Schools of Inference

There are two approaches to statistical inference, and we have briefly touched upon those in the past. They are the frequentist approach and the Bayesian approach.

Frequentists count the occurrences and estimate probability as the limiting frequency. They take random samples from the population and find fixed parameters (theta) of the distribution. Their objective is to create the confidence interval and capture the parameter inside it.

\\ C = \left[ \bar{X_n}  - \frac{1.96}{\sqrt{n}}, \bar{X_n}  + \frac{1.96}{\sqrt{n}} \right] \\ \\ \mathbb{P}_{\theta} (\theta \in C) = 0.95 \text{ for all } \theta \in R

If you repeat the experiment several times, you trap theta 95% of the time.

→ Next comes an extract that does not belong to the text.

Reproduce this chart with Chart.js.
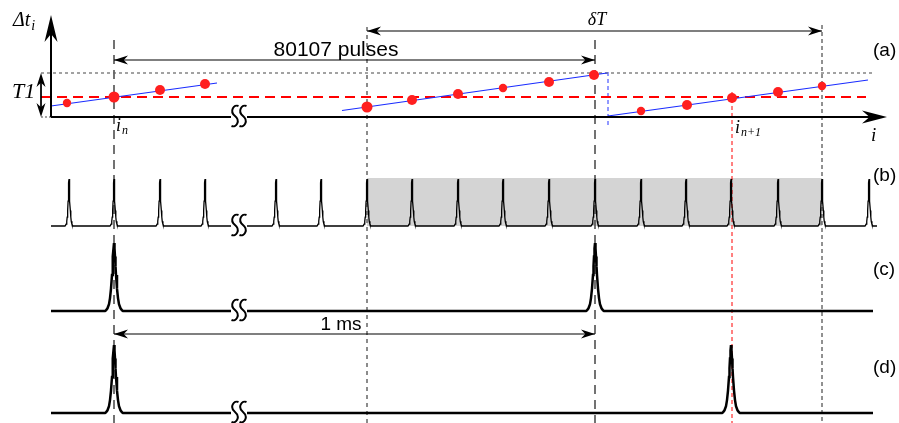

For Bayesians, on the hand, the probability is often a subjective belief. And parameters are random variables. They take the entire data intending to get the updated chance of the parameters.

\\ p(\theta|X_1, ...., X_n) \propto \mathcal{L}(X_1, ...., X_n|\theta) * p(\theta) \\ \\ \text{Find the interval C such that } \int_C {p(\theta|X_1, ...., X_n)} d\theta = 0.95 \\ \\ \mathbb{P} (\theta \in C|X_1, ...., X_n) = 0.95

However, you will not trap the parameter 95% of the time if you repeat the experiment.